Plus étrange encore, l’année du 400e anniversaire de Maisonneuve aura finalement été celle de son déboulonnage. Au temps du Komintern, on trafiquait les photos officielles. Le 17 mai dernier, nos édiles municipaux se prenant pour des historiens se sont contentés, eux, de flanquer Maisonneuve d’une cofondatrice en la personne de Jeanne Mance. De prime abord, l’idée de faire une place particulière à cette femme exceptionnelle semble sympathique et louable. Nul doute qu’elle a été parrainée par de bonnes âmes.
Et pourtant, elle constitue non seulement une relecture tout à fait anachronique de l’histoire, mais un véritable détournement à des fins idéologiques. Comme l’explique fort bien l’historien Éric Bouchard, membre de la Société historique de Montréal, si Jeanne Mance a joué un rôle primordial dans la fondation de Montréal, Maisonneuve « était le seul à être investi des pouvoirs souverains […] de la part de la Société de Notre-Dame et de la part du Roi ». Et l’historien de poursuivre : « C’est lui qui gouvernait, lui qui jugeait, lui qui réglementait, lui qui planifiait, lui qui concédait, lui qui assurait une âpre défense et, en insistant pour être celui qui coupe le premier arbre sur l’île au printemps 1642, consciemment et personnellement, lui qui fonde en acte l’aventure montréalaise. » Aussi grand qu’ait pu être l’apport de Jeanne Mance, et il le fut, il n’était pas du même ordre.
Le plus surprenant, c’est que cette révision historique n’est due à aucune nouvelle découverte, mais à une simple relecture de l’histoire. Sur le plan historique, en effet, rien ne justifie cette proclamation sinon l’impératif besoin que semble avoir éprouvé le maire de Montréal de donner une place à une femme. On peut le déplorer, mais la parité n’existait pas au XVIIe siècle. Et l’intérêt de l’histoire, ce n’est pas d’y plaquer les valeurs d’aujourd’hui. Faudra-t-il demain inventer de nouveaux cofondateurs de Montréal pour faire une place aux homosexuels, aux autochtones ou même aux immigrants ? Je pose à peine la question que je la regrette déjà, de peur qu’on n’en saisisse pas l’ironie.

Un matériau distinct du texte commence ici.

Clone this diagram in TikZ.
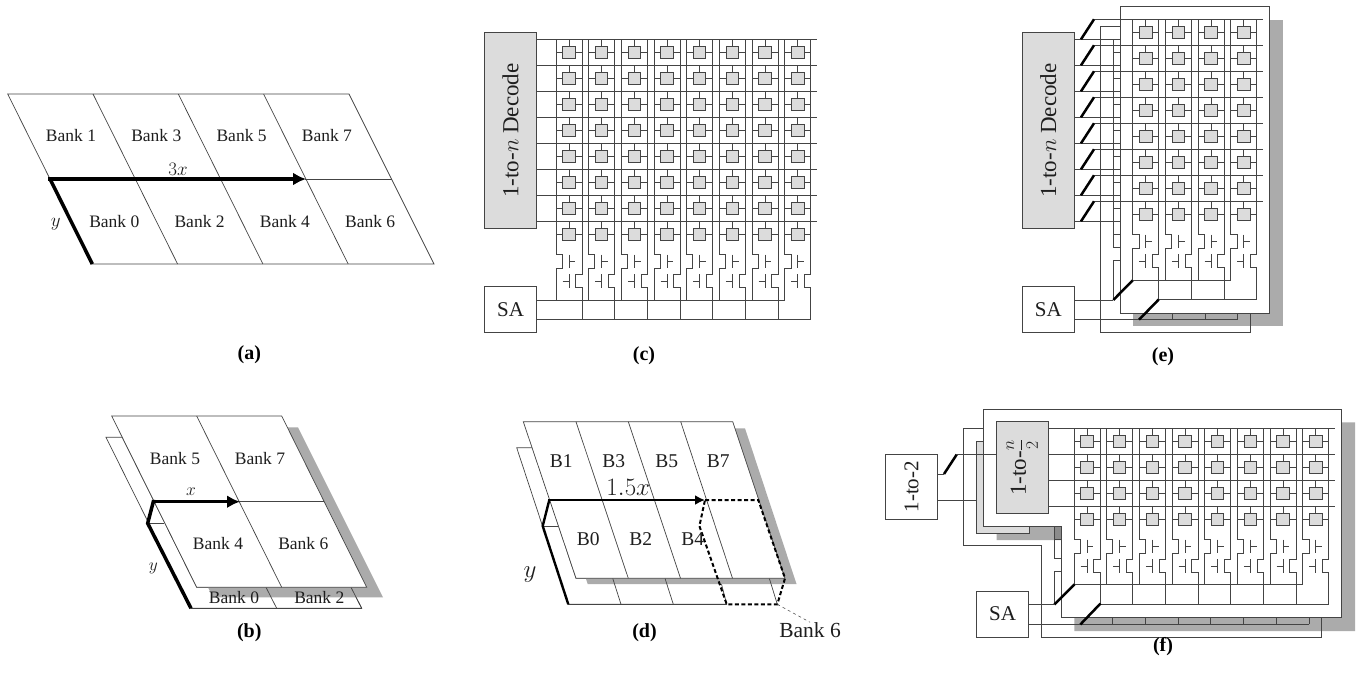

Dans le très beau livre intitulé Galanterie française (Gallimard), l’historienne française Claude Habib a cette phrase sublime : « Nous ne pouvons pas ne pas vouloir que l’histoire conduise à nous. » Et pourtant, dit-elle, le rôle de l’historien est justement de résister à cette tentation et de refuser d’enjoliver les faits pour servir le présent. « Ce n’est pas parce que le mouvement vers l’égalité des sexes est la tendance historique dans laquelle nous sommes engagés », écrit cette spécialiste du xviiie siècle, qu’il faut projeter « nos aspirations dans le passé ».
Cette élévation de Jeanne Mance au rang de cofondatrice est d’autant plus paradoxale que le 400e anniversaire de Jeanne Mance, célébré en 2006, était pratiquement passé inaperçu. Au fond, ce n’est peut-être pas un hasard. Les partisans de la rectitude historique ne cherchent pas tant à faire vivre l’histoire qu’à se débarrasser d’un passé encombrant.